INFORMATION SHOWN ▸
::::

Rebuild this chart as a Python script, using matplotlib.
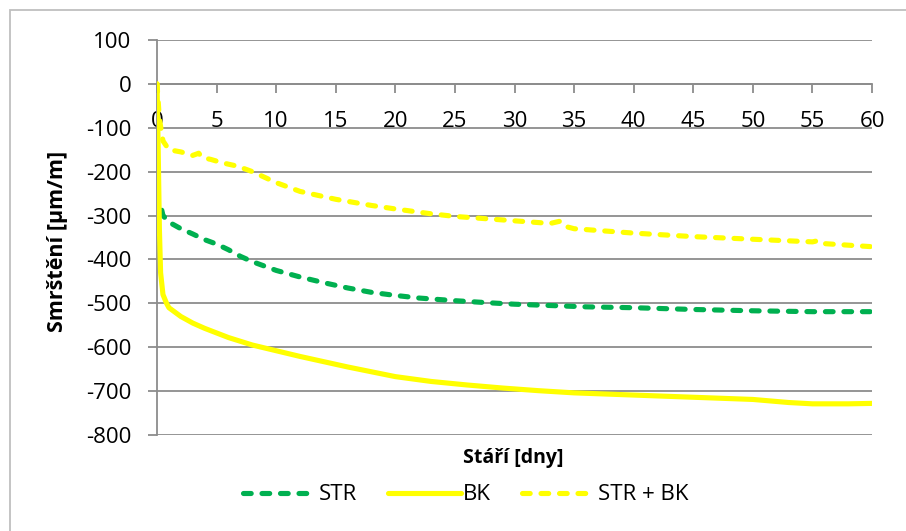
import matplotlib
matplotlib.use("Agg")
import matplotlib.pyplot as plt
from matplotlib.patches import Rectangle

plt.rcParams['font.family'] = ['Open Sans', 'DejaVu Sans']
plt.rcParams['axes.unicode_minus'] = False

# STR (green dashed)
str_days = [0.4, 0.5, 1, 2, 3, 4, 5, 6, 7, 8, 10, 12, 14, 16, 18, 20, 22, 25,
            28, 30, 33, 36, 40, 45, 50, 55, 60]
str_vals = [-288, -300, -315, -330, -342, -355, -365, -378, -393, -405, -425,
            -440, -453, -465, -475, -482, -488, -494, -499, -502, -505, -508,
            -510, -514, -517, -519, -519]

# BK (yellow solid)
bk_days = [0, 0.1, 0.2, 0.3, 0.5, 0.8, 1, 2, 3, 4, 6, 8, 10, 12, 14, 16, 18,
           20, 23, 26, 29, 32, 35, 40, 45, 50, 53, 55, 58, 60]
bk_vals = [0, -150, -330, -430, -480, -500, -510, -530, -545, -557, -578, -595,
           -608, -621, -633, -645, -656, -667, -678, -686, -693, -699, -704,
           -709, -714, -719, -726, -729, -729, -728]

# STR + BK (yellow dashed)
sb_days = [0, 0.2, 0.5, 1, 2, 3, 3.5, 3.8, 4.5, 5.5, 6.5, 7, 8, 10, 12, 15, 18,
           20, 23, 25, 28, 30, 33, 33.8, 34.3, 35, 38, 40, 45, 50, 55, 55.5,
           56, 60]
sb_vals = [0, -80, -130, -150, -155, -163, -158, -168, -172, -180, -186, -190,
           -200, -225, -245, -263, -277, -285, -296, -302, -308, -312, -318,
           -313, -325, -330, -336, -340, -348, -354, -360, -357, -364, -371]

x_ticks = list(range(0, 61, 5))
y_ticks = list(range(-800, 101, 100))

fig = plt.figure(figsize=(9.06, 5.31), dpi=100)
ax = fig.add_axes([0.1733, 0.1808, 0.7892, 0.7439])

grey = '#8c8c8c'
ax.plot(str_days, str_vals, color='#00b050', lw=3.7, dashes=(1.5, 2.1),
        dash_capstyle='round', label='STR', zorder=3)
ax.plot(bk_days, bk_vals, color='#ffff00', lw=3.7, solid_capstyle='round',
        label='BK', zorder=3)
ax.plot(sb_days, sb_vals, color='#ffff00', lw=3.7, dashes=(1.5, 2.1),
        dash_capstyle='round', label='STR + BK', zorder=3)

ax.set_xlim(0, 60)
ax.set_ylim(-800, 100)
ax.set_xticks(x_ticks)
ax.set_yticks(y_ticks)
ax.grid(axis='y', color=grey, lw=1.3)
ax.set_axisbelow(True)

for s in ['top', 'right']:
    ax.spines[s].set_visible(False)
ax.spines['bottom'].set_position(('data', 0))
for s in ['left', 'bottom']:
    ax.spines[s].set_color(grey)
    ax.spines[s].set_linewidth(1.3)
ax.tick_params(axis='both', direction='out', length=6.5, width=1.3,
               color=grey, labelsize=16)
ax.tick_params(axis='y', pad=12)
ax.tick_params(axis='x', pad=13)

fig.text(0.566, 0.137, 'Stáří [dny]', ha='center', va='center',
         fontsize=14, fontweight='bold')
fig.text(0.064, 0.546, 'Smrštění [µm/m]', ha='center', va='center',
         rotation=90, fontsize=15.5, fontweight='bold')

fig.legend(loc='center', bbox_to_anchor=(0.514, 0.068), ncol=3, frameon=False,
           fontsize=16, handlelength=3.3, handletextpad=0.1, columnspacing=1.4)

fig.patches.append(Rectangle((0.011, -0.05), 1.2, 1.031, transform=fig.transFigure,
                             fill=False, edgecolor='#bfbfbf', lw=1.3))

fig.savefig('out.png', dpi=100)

::::

TASK INSTRUCTIONS ▸ Set down again, exactly, the lines of the material above from its first line to the one with "-510, -514, -517, -519, -519]", inclusive. Leave the pictures out.

EXPECTED ANSWER ▸
Rebuild this chart as a Python script, using matplotlib.
import matplotlib
matplotlib.use("Agg")
import matplotlib.pyplot as plt
from matplotlib.patches import Rectangle

plt.rcParams['font.family'] = ['Open Sans', 'DejaVu Sans']
plt.rcParams['axes.unicode_minus'] = False

# STR (green dashed)
str_days = [0.4, 0.5, 1, 2, 3, 4, 5, 6, 7, 8, 10, 12, 14, 16, 18, 20, 22, 25,
            28, 30, 33, 36, 40, 45, 50, 55, 60]
str_vals = [-288, -300, -315, -330, -342, -355, -365, -378, -393, -405, -425,
            -440, -453, -465, -475, -482, -488, -494, -499, -502, -505, -508,
            -510, -514, -517, -519, -519]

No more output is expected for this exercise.